**Directive**
Print each line exactly as it is given.
■ ■ ■ ■
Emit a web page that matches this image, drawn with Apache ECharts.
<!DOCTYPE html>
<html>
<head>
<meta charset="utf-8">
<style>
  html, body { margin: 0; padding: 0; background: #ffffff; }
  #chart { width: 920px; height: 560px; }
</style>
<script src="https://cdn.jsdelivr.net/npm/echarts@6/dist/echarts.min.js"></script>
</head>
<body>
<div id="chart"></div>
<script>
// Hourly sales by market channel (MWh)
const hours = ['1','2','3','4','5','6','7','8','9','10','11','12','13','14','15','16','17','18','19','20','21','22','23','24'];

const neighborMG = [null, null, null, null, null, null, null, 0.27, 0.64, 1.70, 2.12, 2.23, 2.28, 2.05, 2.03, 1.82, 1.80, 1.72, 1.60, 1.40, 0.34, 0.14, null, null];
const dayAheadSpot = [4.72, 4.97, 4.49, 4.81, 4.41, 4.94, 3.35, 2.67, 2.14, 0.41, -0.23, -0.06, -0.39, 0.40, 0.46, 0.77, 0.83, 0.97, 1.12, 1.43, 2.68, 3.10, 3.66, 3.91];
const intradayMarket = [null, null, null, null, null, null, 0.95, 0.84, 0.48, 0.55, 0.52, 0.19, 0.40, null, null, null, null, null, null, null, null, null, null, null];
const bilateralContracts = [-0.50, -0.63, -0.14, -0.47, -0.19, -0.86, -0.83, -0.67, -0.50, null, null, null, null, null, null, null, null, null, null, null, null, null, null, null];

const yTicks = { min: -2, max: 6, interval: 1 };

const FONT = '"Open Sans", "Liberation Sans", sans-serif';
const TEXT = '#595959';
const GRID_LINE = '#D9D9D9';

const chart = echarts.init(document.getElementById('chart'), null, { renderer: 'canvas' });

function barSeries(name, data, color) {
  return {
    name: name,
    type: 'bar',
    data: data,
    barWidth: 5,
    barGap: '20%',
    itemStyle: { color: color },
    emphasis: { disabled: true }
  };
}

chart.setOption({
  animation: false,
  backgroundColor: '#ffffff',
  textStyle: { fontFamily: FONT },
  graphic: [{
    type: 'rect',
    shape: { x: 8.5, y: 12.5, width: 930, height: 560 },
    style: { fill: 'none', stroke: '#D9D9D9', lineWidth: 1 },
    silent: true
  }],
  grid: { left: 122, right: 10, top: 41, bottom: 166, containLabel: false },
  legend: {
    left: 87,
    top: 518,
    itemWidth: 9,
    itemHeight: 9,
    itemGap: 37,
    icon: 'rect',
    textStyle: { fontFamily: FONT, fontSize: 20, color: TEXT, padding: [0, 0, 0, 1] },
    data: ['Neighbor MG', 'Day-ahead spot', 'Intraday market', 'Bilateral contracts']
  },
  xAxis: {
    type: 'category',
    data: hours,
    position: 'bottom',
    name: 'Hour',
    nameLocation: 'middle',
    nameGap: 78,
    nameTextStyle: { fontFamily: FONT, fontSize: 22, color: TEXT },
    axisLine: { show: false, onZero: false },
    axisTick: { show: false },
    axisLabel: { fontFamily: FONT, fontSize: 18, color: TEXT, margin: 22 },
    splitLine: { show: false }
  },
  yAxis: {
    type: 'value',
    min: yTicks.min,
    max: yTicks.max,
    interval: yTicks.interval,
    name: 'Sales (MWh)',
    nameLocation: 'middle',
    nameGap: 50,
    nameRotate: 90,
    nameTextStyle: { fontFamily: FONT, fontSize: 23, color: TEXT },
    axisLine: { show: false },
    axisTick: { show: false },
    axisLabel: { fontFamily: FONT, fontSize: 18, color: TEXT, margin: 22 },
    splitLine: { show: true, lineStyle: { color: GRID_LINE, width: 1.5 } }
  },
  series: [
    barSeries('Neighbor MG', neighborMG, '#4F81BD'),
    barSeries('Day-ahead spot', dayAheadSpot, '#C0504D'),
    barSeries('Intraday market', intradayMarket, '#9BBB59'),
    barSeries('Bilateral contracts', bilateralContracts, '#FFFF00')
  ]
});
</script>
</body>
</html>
■ ■ ■ ■
**Answer to this exercise**
Emit a web page that matches this image, drawn with Apache ECharts.
<!DOCTYPE html>
<html>
<head>
<meta charset="utf-8">
<style>
  html, body { margin: 0; padding: 0; background: #ffffff; }
  #chart { width: 920px; height: 560px; }
</style>
<script src="https://cdn.jsdelivr.net/npm/echarts@6/dist/echarts.min.js"></script>
</head>
<body>
<div id="chart"></div>
<script>
// Hourly sales by market channel (MWh)
const hours = ['1','2','3','4','5','6','7','8','9','10','11','12','13','14','15','16','17','18','19','20','21','22','23','24'];

const neighborMG = [null, null, null, null, null, null, null, 0.27, 0.64, 1.70, 2.12, 2.23, 2.28, 2.05, 2.03, 1.82, 1.80, 1.72, 1.60, 1.40, 0.34, 0.14, null, null];
const dayAheadSpot = [4.72, 4.97, 4.49, 4.81, 4.41, 4.94, 3.35, 2.67, 2.14, 0.41, -0.23, -0.06, -0.39, 0.40, 0.46, 0.77, 0.83, 0.97, 1.12, 1.43, 2.68, 3.10, 3.66, 3.91];
const intradayMarket = [null, null, null, null, null, null, 0.95, 0.84, 0.48, 0.55, 0.52, 0.19, 0.40, null, null, null, null, null, null, null, null, null, null, null];
const bilateralContracts = [-0.50, -0.63, -0.14, -0.47, -0.19, -0.86, -0.83, -0.67, -0.50, null, null, null, null, null, null, null, null, null, null, null, null, null, null, null];

const yTicks = { min: -2, max: 6, interval: 1 };

const FONT = '"Open Sans", "Liberation Sans", sans-serif';
const TEXT = '#595959';
const GRID_LINE = '#D9D9D9';

const chart = echarts.init(document.getElementById('chart'), null, { renderer: 'canvas' });

function barSeries(name, data, color) {
  return {
    name: name,
    type: 'bar',
    data: data,
    barWidth: 5,
    barGap: '20%',
    itemStyle: { color: color },
    emphasis: { disabled: true }
  };
}

chart.setOption({
  animation: false,
  backgroundColor: '#ffffff',
  textStyle: { fontFamily: FONT },
  graphic: [{
    type: 'rect',
    shape: { x: 8.5, y: 12.5, width: 930, height: 560 },
    style: { fill: 'none', stroke: '#D9D9D9', lineWidth: 1 },
    silent: true
  }],
  grid: { left: 122, right: 10, top: 41, bottom: 166, containLabel: false },
  legend: {
    left: 87,
    top: 518,
    itemWidth: 9,
    itemHeight: 9,
    itemGap: 37,
    icon: 'rect',
    textStyle: { fontFamily: FONT, fontSize: 20, color: TEXT, padding: [0, 0, 0, 1] },
    data: ['Neighbor MG', 'Day-ahead spot', 'Intraday market', 'Bilateral contracts']
  },
  xAxis: {
    type: 'category',
    data: hours,
    position: 'bottom',
    name: 'Hour',
    nameLocation: 'middle',
    nameGap: 78,
    nameTextStyle: { fontFamily: FONT, fontSize: 22, color: TEXT },
    axisLine: { show: false, onZero: false },
    axisTick: { show: false },
    axisLabel: { fontFamily: FONT, fontSize: 18, color: TEXT, margin: 22 },
    splitLine: { show: false }
  },
  yAxis: {
    type: 'value',
    min: yTicks.min,
    max: yTicks.max,
    interval: yTicks.interval,
    name: 'Sales (MWh)',
    nameLocation: 'middle',
    nameGap: 50,
    nameRotate: 90,
    nameTextStyle: { fontFamily: FONT, fontSize: 23, color: TEXT },
    axisLine: { show: false },
    axisTick: { show: false },
    axisLabel: { fontFamily: FONT, fontSize: 18, color: TEXT, margin: 22 },
    splitLine: { show: true, lineStyle: { color: GRID_LINE, width: 1.5 } }
  },
  series: [
    barSeries('Neighbor MG', neighborMG, '#4F81BD'),
    barSeries('Day-ahead spot', dayAheadSpot, '#C0504D'),
    barSeries('Intraday market', intradayMarket, '#9BBB59'),
    barSeries('Bilateral contracts', bilateralContracts, '#FFFF00')
  ]
});
</script>
</body>
</html>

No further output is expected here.